When having a smaller wedding, how do you handle the situation of people who assume they are invited, but in actuality will not make the cut? Our guest list is limited to no more than 80 people as that is the max capacity for our reception site. Of that 80, the majority is family and the rest is a handful of very close friends. So when someone who may not be getting an invite mentions the wedding and assumes that they would be invited, what do we say? Even though the wedding is just over a year away we're already pretty certain on who will be invited. I would like to handle the situation with as much tact as possible, but also with asertiveness since I am a notorious push over and most people know I can never say no.
Re: Advice Please
Do you think they'll find out about a few friends that are invited? If not, I think a white lie is okay in this situation.
BFP(4) DD2 born 2.14.13 @ 35w5d due to pPROM
Plus, it's wrong of them to even ask if they are invited, or even assume that they are.
Taco cat: Always a palindrome. ALWAYS, okay J&K?

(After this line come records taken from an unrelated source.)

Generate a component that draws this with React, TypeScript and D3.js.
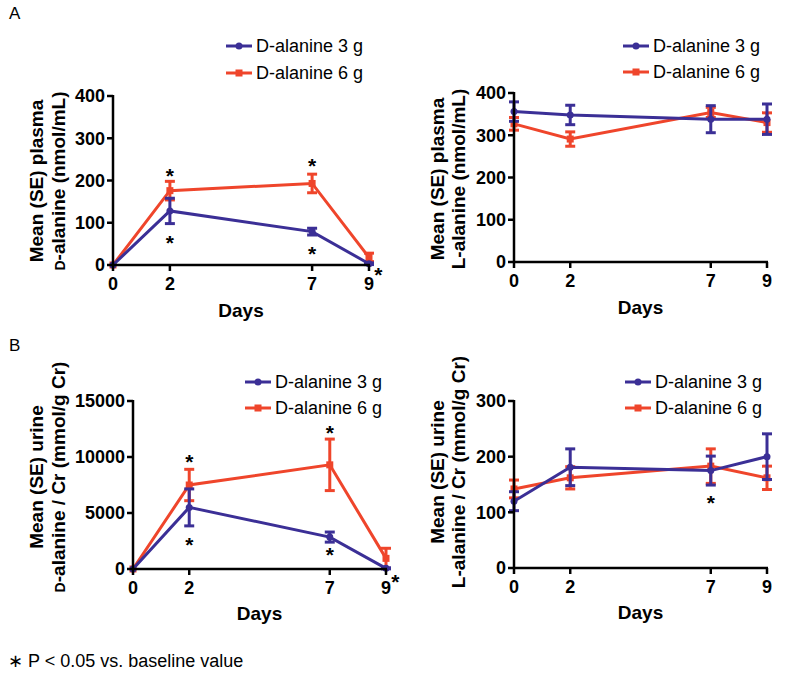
import React from "react";
import * as d3 from "d3";

const days = [0, 2, 7, 9];
const seriesNames = ["D-alanine 3 g", "D-alanine 6 g"];
const colors = ["#3b2f96", "#ef452b"];

const plasmaD3 = [0, 128, 79, 3];
const plasmaD3Err = [0, 30, 8, 2];
const plasmaD6 = [0, 176, 193, 18];
const plasmaD6Err = [0, 22, 22, 10];

const plasmaL3 = [356, 348, 338, 338];
const plasmaL3Err = [23, 23, 32, 36];
const plasmaL6 = [327, 291, 354, 330];
const plasmaL6Err = [15, 17, 12, 23];

const urineD3 = [0, 5500, 2850, 60];
const urineD3Err = [0, 1650, 450, 50];
const urineD6 = [0, 7500, 9300, 950];
const urineD6Err = [0, 1400, 2300, 900];

const urineL3 = [120, 181, 175, 200];
const urineL3Err = [17, 33, 26, 41];
const urineL6 = [142, 162, 183, 162];
const urineL6Err = [16, 20, 31, 21];

const plasmaTicks = [0, 100, 200, 300, 400];
const urineDTicks = [0, 5000, 10000, 15000];
const urineLTicks = [0, 100, 200, 300];

// asterisk annotations [day, value]
const starsPlasmaD = [[2, 222], [2, 64], [7, 246], [7, 38], [9.33, -12]];
const starsUrineD = [[2, 10000], [2, 2590], [7, 12590], [7, 1700], [9.33, -714]];
const starsUrineL = [[7, 126]];

const FONT = "'Liberation Sans', Arial, Helvetica, sans-serif";

type Panel = {
  x0: number; x1: number; yTop: number; yBot: number;
  yMax: number; ticks: number[];
  s3: number[]; e3: number[]; s6: number[]; e6: number[];
  stars: number[][];
  label1: string; label2: React.ReactNode;
  lab1x: number; lab2x: number; labCy: number;
  legX: number; legY: number; legGap: number;
  tickLabY: number; daysY: number;
};

function ChartPanel({ p }: { p: Panel }) {
  const x = d3.scaleLinear().domain([0, 9]).range([p.x0, p.x1]);
  const y = d3.scaleLinear().domain([0, p.yMax]).range([p.yBot, p.yTop]);
  const line = d3.line<number>().x((_, i) => x(days[i])).y((v) => y(v));
  const series = [
    { v: p.s6, e: p.e6, c: colors[1], sq: true },
    { v: p.s3, e: p.e3, c: colors[0], sq: false },
  ];
  const cap = 5;
  return (
    <g>
      {series.map((s, si) => (
        <g key={si}>
          <path d={line(s.v) || ""} fill="none" stroke={s.c} strokeWidth={3} />
          {s.v.map((v, i) =>
            s.e[i] > 0 ? (
              <g key={i} stroke={s.c} strokeWidth={3}>
                <line x1={x(days[i])} x2={x(days[i])} y1={y(v - s.e[i])} y2={y(v + s.e[i])} />
                <line x1={x(days[i]) - cap} x2={x(days[i]) + cap} y1={y(v + s.e[i])} y2={y(v + s.e[i])} />
                <line x1={x(days[i]) - cap} x2={x(days[i]) + cap} y1={y(v - s.e[i])} y2={y(v - s.e[i])} />
              </g>
            ) : null
          )}
          {s.v.map((v, i) =>
            s.sq ? (
              <rect key={"m" + i} x={x(days[i]) - 3.5} y={y(v) - 3.5} width={7} height={7} fill={s.c} />
            ) : (
              <circle key={"m" + i} cx={x(days[i])} cy={y(v)} r={3.5} fill={s.c} />
            )
          )}
        </g>
      ))}
      {/* axes */}
      <line x1={p.x0} x2={p.x0} y1={p.yTop - 1} y2={p.yBot + 1} stroke="#000" strokeWidth={2.5} />
      <line x1={p.x0 - 1} x2={p.x1 + 1} y1={p.yBot} y2={p.yBot} stroke="#000" strokeWidth={2.5} />
      {p.ticks.map((t) => (
        <g key={t}>
          <line x1={p.x0 - 6} x2={p.x0} y1={y(t)} y2={y(t)} stroke="#000" strokeWidth={2.5} />
          <text x={p.x0 - 8} y={y(t)} dy="0.36em" textAnchor="end" fontFamily={FONT} fontWeight="bold" fontSize={18}>
            {t}
          </text>
        </g>
      ))}
      {days.map((d) => (
        <g key={d}>
          <line x1={x(d)} x2={x(d)} y1={p.yBot} y2={p.yBot + 6} stroke="#000" strokeWidth={2.5} />
          <text x={x(d)} y={p.tickLabY} textAnchor="middle" fontFamily={FONT} fontWeight="bold" fontSize={18}>
            {d}
          </text>
        </g>
      ))}
      <text x={(p.x0 + p.x1) / 2} y={p.daysY} textAnchor="middle" fontFamily={FONT} fontWeight="bold" fontSize={19}>
        Days
      </text>
      <text transform={`translate(${p.lab1x},${p.labCy}) rotate(-90)`} textAnchor="middle" dy="0.36em" fontFamily={FONT} fontWeight="bold" fontSize={19}>
        {p.label1}
      </text>
      <text transform={`translate(${p.lab2x},${p.labCy}) rotate(-90)`} textAnchor="middle" dy="0.36em" fontFamily={FONT} fontWeight="bold" fontSize={19}>
        {p.label2}
      </text>
      {p.stars.map((s, i) => (
        <text key={i} x={x(s[0])} y={y(s[1]) + 12} textAnchor="middle" fontFamily={FONT} fontWeight="bold" fontSize={21}>
          *
        </text>
      ))}
      {/* legend */}
      {[0, 1].map((k) => (
        <g key={k} transform={`translate(${p.legX},${p.legY + k * p.legGap})`}>
          <line x1={0} x2={26} y1={0} y2={0} stroke={colors[k]} strokeWidth={3} />
          {k === 0 ? (
            <circle cx={13} cy={0} r={3.5} fill={colors[k]} />
          ) : (
            <rect x={9.5} y={-3.5} width={7} height={7} fill={colors[k]} />
          )}
          <text x={30} y={0} dy="0.36em" fontFamily={FONT} fontSize={18}>
            {seriesNames[k]}
          </text>
        </g>
      ))}
    </g>
  );
}

const smallD = (rest: string) => (
  <>
    <tspan fontSize={14}>D</tspan>
    {rest}
  </>
);

export default function App() {
  const panels: Panel[] = [
    {
      x0: 113, x1: 369, yTop: 96, yBot: 265, yMax: 400, ticks: plasmaTicks,
      s3: plasmaD3, e3: plasmaD3Err, s6: plasmaD6, e6: plasmaD6Err, stars: starsPlasmaD,
      label1: "Mean (SE) plasma", label2: smallD("-alanine (nmol/mL)"),
      lab1x: 36, lab2x: 58, labCy: 181,
      legX: 226, legY: 46, legGap: 27, tickLabY: 290, daysY: 317,
    },
    {
      x0: 514, x1: 767, yTop: 93, yBot: 262, yMax: 400, ticks: plasmaTicks,
      s3: plasmaL3, e3: plasmaL3Err, s6: plasmaL6, e6: plasmaL6Err, stars: [],
      label1: "Mean (SE) plasma", label2: "L-alanine (nmol/mL)",
      lab1x: 437, lab2x: 458, labCy: 179,
      legX: 623, legY: 46, legGap: 26, tickLabY: 287, daysY: 314,
    },
    {
      x0: 133, x1: 386, yTop: 401, yBot: 569, yMax: 15000, ticks: urineDTicks,
      s3: urineD3, e3: urineD3Err, s6: urineD6, e6: urineD6Err, stars: starsUrineD,
      label1: "Mean (SE) urine", label2: smallD("-alanine / Cr (mmol/g Cr)"),
      lab1x: 36, lab2x: 58, labCy: 477,
      legX: 245, legY: 382, legGap: 26, tickLabY: 594, daysY: 620,
    },
    {
      x0: 514, x1: 767, yTop: 401, yBot: 568, yMax: 300, ticks: urineLTicks,
      s3: urineL3, e3: urineL3Err, s6: urineL6, e6: urineL6Err, stars: starsUrineL,
      label1: "Mean (SE) urine", label2: "L-alanine / Cr (mmol/g Cr)",
      lab1x: 437, lab2x: 458, labCy: 472,
      legX: 625, legY: 382, legGap: 26, tickLabY: 593, daysY: 619,
    },
  ];
  return (
    <svg width={787} height={676} style={{ position: "absolute", left: 0, top: 0, background: "#fff" }}>
      <rect width={787} height={676} fill="#fff" />
      <text x={9} y={19} fontFamily={FONT} fontSize={17}>A</text>
      <text x={9} y={351} fontFamily={FONT} fontSize={17}>B</text>
      {panels.map((p, i) => (
        <ChartPanel key={i} p={p} />
      ))}
      <text x={8} y={667} fontFamily={FONT} fontSize={18}>∗ P &lt; 0.05 vs. baseline value</text>
    </svg>
  );
}
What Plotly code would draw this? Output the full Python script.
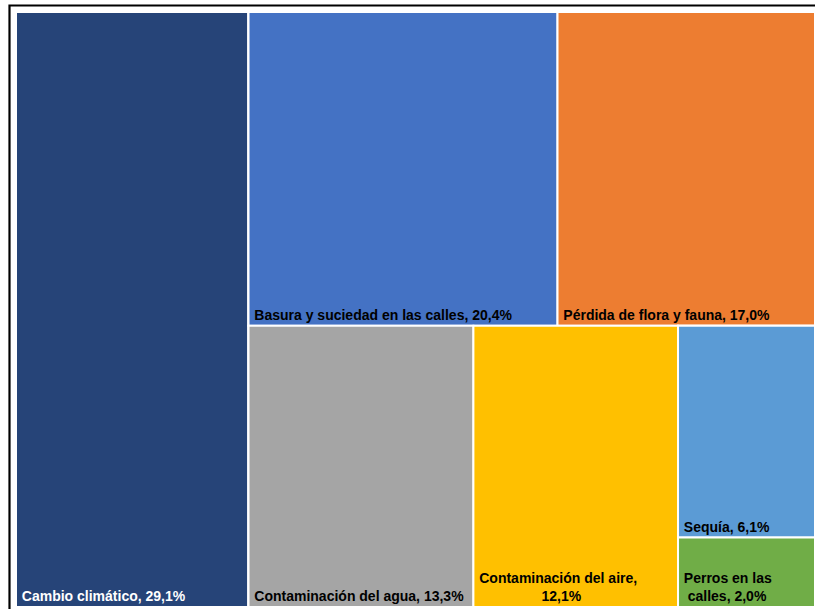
import plotly.graph_objects as go

# ---- data ----
categories = ["Cambio climático", "Basura y suciedad en las calles", "Pérdida de flora y fauna",
              "Contaminación del agua", "Contaminación del aire", "Sequía", "Perros en las calles"]
values = [29.1, 20.4, 17.0, 13.3, 12.1, 6.1, 2.0]
colors = ["#264478", "#4472C4", "#ED7D31", "#A5A5A5", "#FFC000", "#5B9BD5", "#70AD47"]
text_colors = ["white", "black", "black", "black", "black", "black", "black"]
# first line / second line of each label
line1 = ["Cambio climático, ", "Basura y suciedad en las calles, ", "Pérdida de flora y fauna, ",
         "Contaminación del agua, ", "Contaminación del aire,", "Sequía, ", "Perros en las"]
line2_prefix = ["", "", "", "", "", "", "calles, "]
second_line_indent = [0, 0, 0, 0, 16, 0, 1]
# layout hierarchy (groups reproduce the reference tiling)
leaf_parent = ["root", "top", "top", "bottom", "bottom", "sp", "sp"]
groups = ["root", "right", "top", "bottom", "sp"]
group_parent = ["", "root", "right", "right", "bottom"]

LEAD = "\u2009"  # small lead-in space so labels sit a little inside the tile


def pct(v):
    return f"{v:.1f}".replace(".", ",") + "%"


def label_text(i):
    v = pct(values[i])
    if second_line_indent[i] or line2_prefix[i]:
        return (LEAD + line1[i] + "<br>" + LEAD + "\u00a0" * second_line_indent[i]
                + line2_prefix[i] + v)
    return LEAD + line1[i] + v


order = [("g", 0), ("l", 0), ("g", 1), ("g", 2), ("l", 1), ("l", 2),
         ("g", 3), ("l", 3), ("l", 4), ("g", 4), ("l", 5), ("l", 6)]

ids, labels, parents, vals, texts, mcolors, tcolors = [], [], [], [], [], [], []
for kind, i in order:
    if kind == "g":
        ids.append(groups[i]); labels.append(groups[i]); parents.append(group_parent[i])
        vals.append(0); texts.append(""); mcolors.append("white"); tcolors.append("black")
    else:
        ids.append(categories[i]); labels.append(categories[i]); parents.append(leaf_parent[i])
        vals.append(values[i]); texts.append(label_text(i)); mcolors.append(colors[i])
        tcolors.append(text_colors[i])

W, H = 815, 609
ML, MR, MT, MB = 16, 0, 12, 2
pw, ph = W - ML - MR, H - MT - MB
frame_x, frame_y = 9.5, 5.5  # frame line position in pixels

fig = go.Figure(go.Treemap(
    ids=ids, labels=labels, parents=parents, values=vals,
    branchvalues="remainder", sort=False,
    text=texts, textinfo="text", textposition="bottom left",
    textfont=dict(family="Liberation Sans", size=14, color=tcolors, weight="bold"),
    marker=dict(colors=mcolors, line=dict(color="white", width=2),
                pad=dict(t=0, l=0, r=0, b=0)),
    tiling=dict(packing="slice-dice", pad=0),
    pathbar=dict(visible=False),
    hoverinfo="skip",
))

fig.update_layout(
    width=W, height=H,
    margin=dict(l=ML, r=MR, t=MT, b=MB),
    paper_bgcolor="white",
    shapes=[dict(type="rect", xref="paper", yref="paper",
                 x0=(frame_x - ML) / pw, y0=-0.05, x1=1.05, y1=1 + (MT - frame_y) / ph,
                 line=dict(color="black", width=2.2), fillcolor="rgba(0,0,0,0)")],
)
fig.write_html("out.html", config={"displayModeBar": False},
               post_script="document.body.style.margin='0';")
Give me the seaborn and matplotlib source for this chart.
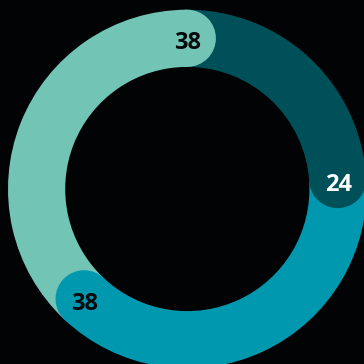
import numpy as np
import matplotlib
matplotlib.use("Agg")
import matplotlib.pyplot as plt
import matplotlib.transforms as mtransforms
import seaborn as sns
from matplotlib.patches import Circle

categories = ["B", "C", "A"]
values = [24, 38, 38]
colors = ["#00505A", "#0098AE", "#72C4B5"]
label_colors = ["#FFFFFF", "#050A0C", "#050A0C"]

sns.set_theme(style="dark")
plt.rcParams['font.family'] = ['Open Sans', 'Noto Sans', 'DejaVu Sans']

bg = "#010304"
fig = plt.figure(figsize=(3.64, 3.64), dpi=100, facecolor=bg)
ax = fig.add_axes([0, 0, 1, 1])
ax.set_facecolor(bg)

R = 1.0
width = 0.319
scale = 179.3
cx, cy = 187.3, 189.0

ax.pie(values, colors=colors, startangle=90, counterclock=False, radius=R,
       wedgeprops=dict(width=width, linewidth=0), center=(0, 0))

rm = R - width / 2
total = sum(values)
cum = np.cumsum(values)
for v, c in zip(cum, colors):
    th = np.deg2rad(v / total * 360.0)
    x, y = rm * np.sin(th), rm * np.cos(th)
    ax.add_patch(Circle((x, y), width / 2, color=c, lw=0, zorder=5))

shift = mtransforms.offset_copy(ax.transData, fig=fig, x=0.5, y=-2.0, units="dots")
for v0, v, tc in zip(cum, values, label_colors):
    th = np.deg2rad(v0 / total * 360.0)
    x, y = rm * np.sin(th), rm * np.cos(th)
    ax.text(x, y, str(v), ha="center", va="center_baseline", color=tc,
            fontsize=17, fontweight="bold", zorder=6, transform=shift)

ax.set_xlim(-cx / scale, (364 - cx) / scale)
ax.set_ylim(-(364 - cy) / scale, cy / scale)
ax.set_aspect("auto")
ax.axis("off")
fig.savefig("out.png", dpi=100, facecolor=bg)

"cool......insult my size 2 body or my natural brown hair...or the fact that my parents own a country club, I have no budget for a wedding, and I have horses. I really dont care. Its better then having roots." ~ futurepivko
[QUOTE]Some of the people who aren't invited would probably find out about the close friends that are invited. I don't want to lie (I'm bad at it anyways). I just want a *nice* way to say that although we care about them as friends, they aren't close enough to have them at the wedding. LOL Sounds really awful to say out loud.
Posted by MrsCross2B[/QUOTE]
Definitely stay away from terms like "not close enough" but keep "although we care about [you] as friends." Like pps have said, use the venue's restrictions as your reason so it feels less personal. And no one can argue having family first at a wedding. I think most people will get what "small wedding" means.
Taco cat: Always a palindrome. ALWAYS, okay J&K?
"cool......insult my size 2 body or my natural brown hair...or the fact that my parents own a country club, I have no budget for a wedding, and I have horses. I really dont care. Its better then having roots." ~ futurepivko
Why do you feel the need to tell them that they aren't close enough to be invited to the wedding? That's just unnecessary and you'll be setting yourself up for more hurt feelings. Just tell them that you're planning a very small wedding and leave it at that.
Have you encountered this yet or are you assuming that someone will ask? Most people know it's rude to ask if they are invited, so you might be pleasantly surprised.
Preppy & Beatles- that's the perfect way to say it. Thank you!!!!!
We've already hurt some feelings by planning to have an 'adults only' ceremony. When this is all said and done I would like to have some people in our lives still speaking to us. LOL!
Just keep to your guns MrsCross. You'll be happier in the end.